::: EXERCISE MATERIALS

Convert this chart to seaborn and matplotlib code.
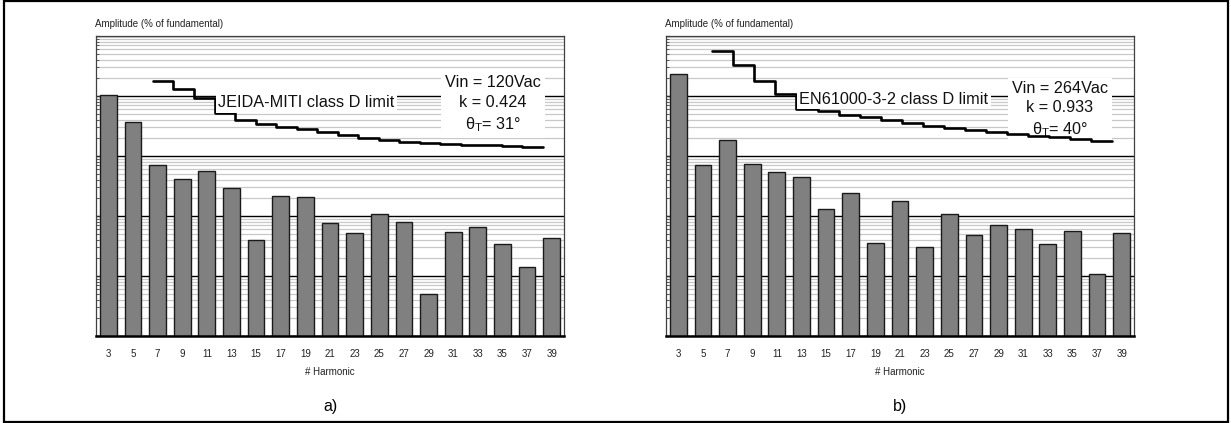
import numpy as np
import pandas as pd
import matplotlib
matplotlib.use("Agg")
import matplotlib.pyplot as plt
from matplotlib.ticker import LogLocator, NullFormatter
from matplotlib.patches import Rectangle
import seaborn as sns

sns.set_theme(style="white")
plt.rcParams["font.family"] = ["Liberation Sans", "DejaVu Sans"]
plt.rcParams["mathtext.fontset"] = "custom"
plt.rcParams["mathtext.rm"] = "Liberation Sans"
plt.rcParams["mathtext.it"] = "Liberation Sans"

# Odd harmonic orders shown on both spectra
harmonics = [3, 5, 7, 9, 11, 13, 15, 17, 19, 21, 23, 25, 27, 29, 31, 33, 35, 37, 39]

# a) Vin = 120 Vac: measured harmonic amplitudes and JEIDA-MITI class D limit (% of fundamental)
amp_a = [10.4, 3.64, 0.717, 0.408, 0.555, 0.289, 0.0393, 0.213, 0.205, 0.0764,
         0.0528, 0.108, 0.0784, 0.00494, 0.0541, 0.0656, 0.0341, 0.0139, 0.0425]
limit_a = [18.0, 13.1, 9.37, 5.15, 3.98, 3.38, 3.08, 2.82, 2.48, 2.28,
           2.0, 1.85, 1.73, 1.67, 1.60, 1.54, 1.51, 1.45, 1.41]

# b) Vin = 264 Vac: measured harmonic amplitudes and EN61000-3-2 class D limit (% of fundamental)
amp_b = [23.3, 0.699, 1.82, 0.727, 0.535, 0.441, 0.129, 0.245, 0.0355, 0.176,
         0.0308, 0.108, 0.0482, 0.0708, 0.0607, 0.0341, 0.0562, 0.0109, 0.0528]
limit_b = [56.2, 32.8, 17.8, 10.7, 6.07, 5.62, 4.82, 4.42, 3.98, 3.59,
           3.16, 2.90, 2.71, 2.48, 2.33, 2.18, 2.05, 1.92, 1.78]

panels = [
    dict(amp=amp_a, limit=limit_a, limit_text="JEIDA-MITI class D limit",
         params="Vin = 120Vac\nk = 0.424\nθ$_{\\rm T}$= 31°", tag="a)",
         left=96, lim_x=(-3.55, 42.05), lab_xy=(0.449, 0.777), par_xy=(0.848, 0.772)),
    dict(amp=amp_b, limit=limit_b, limit_text="EN61000-3-2 class D limit",
         params="Vin = 264Vac\nk = 0.933\nθ$_{\\rm T}$= 40°", tag="b)",
         left=666, lim_x=(-2.41, 42.1), lab_xy=(0.487, 0.79), par_xy=(0.842, 0.754)),
]

W, H = 1231, 423
fig = plt.figure(figsize=(W / 100, H / 100), dpi=100)
fig.patch.set_facecolor("white")

for p in panels:
    ax = fig.add_axes([p["left"] / W, 1 - 336 / H, 468 / W, 300 / H])
    df = pd.DataFrame({"harmonic": [str(h) for h in harmonics], "amp": p["amp"]})
    sns.barplot(data=df, x="harmonic", y="amp", ax=ax, color="#808080",
                saturation=1, edgecolor="#1a1a1a", linewidth=1.0, width=0.68,
                errorbar=None)
    ax.set_yscale("log")
    ax.set_ylim(0.001, 100)
    ax.set_xlim(-0.5, len(harmonics) - 0.5)
    ax.yaxis.set_major_locator(LogLocator(base=10, numticks=10))
    ax.yaxis.set_minor_locator(LogLocator(base=10, subs=np.arange(2, 10), numticks=20))
    ax.yaxis.set_major_formatter(NullFormatter())
    ax.yaxis.set_minor_formatter(NullFormatter())
    ax.set_axisbelow(True)
    ax.grid(True, axis="y", which="major", color="black", linewidth=1.0)
    ax.grid(True, axis="y", which="minor", color="#c8c8c8", linewidth=0.9)
    ax.grid(False, axis="x")
    ax.tick_params(axis="x", which="major", direction="in", length=5, width=0.9,
                   color="#1e1e1e", labelsize=7, pad=9, labelcolor="#222222",
                   bottom=True)
    ax.tick_params(axis="y", which="major", direction="in", length=3, width=0.8,
                   color="#333333", left=True, labelleft=False)
    ax.tick_params(axis="y", which="minor", direction="in", length=2, width=0.7,
                   color="#555555", left=True, labelleft=False)
    for side in ("left", "top", "right"):
        ax.spines[side].set_color("#404040")
        ax.spines[side].set_linewidth(0.9)
    ax.spines["bottom"].set_color("black")
    ax.spines["bottom"].set_linewidth(1.8)
    ax.set_xlabel("")
    ax.set_ylabel("")

    ax.text(-0.003, 1.04, "Amplitude (% of fundamental)", transform=ax.transAxes,
            ha="left", va="center", fontsize=7, color="#222222")
    ax.text(0.5, -0.119, "# Harmonic", transform=ax.transAxes, ha="center",
            va="center", fontsize=7, color="#222222")
    ax.text(0.5, -0.236, p["tag"], transform=ax.transAxes, ha="center",
            va="center", fontsize=11.5, color="black")

    # class D limit drawn as a staircase, one step per harmonic order
    tw = ax.twiny()
    h = np.array(harmonics, dtype=float)
    lim = np.array(p["limit"], dtype=float)
    step_x = np.append(h - 1, h[-1] + 1)
    step_y = np.append(lim, lim[-1])
    sns.lineplot(x=step_x, y=step_y, ax=tw, color="black", linewidth=1.9,
                 drawstyle="steps-post", estimator=None, sort=False, zorder=3)
    tw.set_xlim(*p["lim_x"])
    tw.set_ylim(0.001, 100)
    tw.set_xticks([])
    tw.tick_params(top=False, labeltop=False)
    for s in tw.spines.values():
        s.set_visible(False)
    tw.set_ylabel("")
    tw.set_xlabel("")

    tw.text(*p["lab_xy"], p["limit_text"], transform=tw.transAxes, ha="center",
            va="center", fontsize=11.7, color="#111111", zorder=6,
            bbox=dict(boxstyle="square,pad=0.15", fc="white", ec="none"))
    tw.text(*p["par_xy"], p["params"], transform=tw.transAxes, ha="center",
            va="center", fontsize=11.7, color="#111111", linespacing=1.38,
            multialignment="center", zorder=2,
            bbox=dict(boxstyle="square,pad=0.25", fc="white", ec="none"))

# frame around the whole figure
fig.add_artist(Rectangle((4 / W, 1.5 / H), 1224 / W, 420 / H, transform=fig.transFigure,
                         fill=False, edgecolor="black", linewidth=1.6))

fig.savefig("out.png", dpi=100, facecolor="white")
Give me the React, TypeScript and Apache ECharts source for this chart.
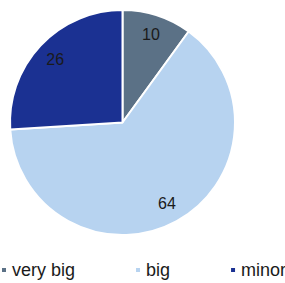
import React, { useEffect, useRef } from "react";
import * as echarts from "echarts";

const categories = ["very big", "big", "minor"];
const values = [10, 64, 26];
const colors = ["#5b7186", "#b7d3f0", "#1b3192"];

export default function App() {
  const ref = useRef<HTMLDivElement>(null);
  useEffect(() => {
    const chart = echarts.init(ref.current!, undefined, { renderer: "svg" });
    const data = categories.map((name, i) => ({
      name,
      value: values[i],
      itemStyle: { color: colors[i] },
    }));
    chart.setOption({
      animation: false,
      textStyle: { fontFamily: "Liberation Sans, Arial, sans-serif" },
      legend: {
        data: categories,
        left: 0,
        top: 261,
        width: 400,
        padding: 0,
        itemWidth: 6,
        itemHeight: 6,
        itemGap: 59,
        icon: "rect",
        textStyle: { fontSize: 18, color: "#1a1a1a", fontFamily: "Liberation Sans, Arial, sans-serif" },
      },
      series: [
        {
          type: "pie",
          center: [122.5, 122.5],
          radius: [0, 112.5],
          startAngle: 90,
          clockwise: true,
          silent: true,
          label: { show: false },
          labelLine: { show: false },
          itemStyle: { borderColor: "#ffffff", borderWidth: 2 },
          data,
        },
        {
          type: "pie",
          center: [122.5, 122.5],
          radius: [66, 112.5],
          startAngle: 90,
          clockwise: true,
          silent: true,
          label: {
            show: true,
            position: "inside",
            formatter: "{c}",
            fontSize: 16,
            color: "#1a1a1a",
            fontFamily: "Liberation Sans, Arial, sans-serif",
          },
          labelLine: { show: false },
          itemStyle: { color: "rgba(0,0,0,0)", borderWidth: 0 },
          data: categories.map((name, i) => ({ name, value: values[i] })),
        },
      ],
    });
    return () => chart.dispose();
  }, []);
  return (
    <div
      ref={ref}
      style={{ position: "fixed", left: 0, top: 0, width: 285, height: 283, background: "#fff" }}
    />
  );
}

::::::

AIM OF THE TASK » Up to and including the line that contains "import seaborn as sns", print the records above exactly from their first line, without any pictures.

SOLUTION »
Convert this chart to seaborn and matplotlib code.
import numpy as np
import pandas as pd
import matplotlib
matplotlib.use("Agg")
import matplotlib.pyplot as plt
from matplotlib.ticker import LogLocator, NullFormatter
from matplotlib.patches import Rectangle
import seaborn as sns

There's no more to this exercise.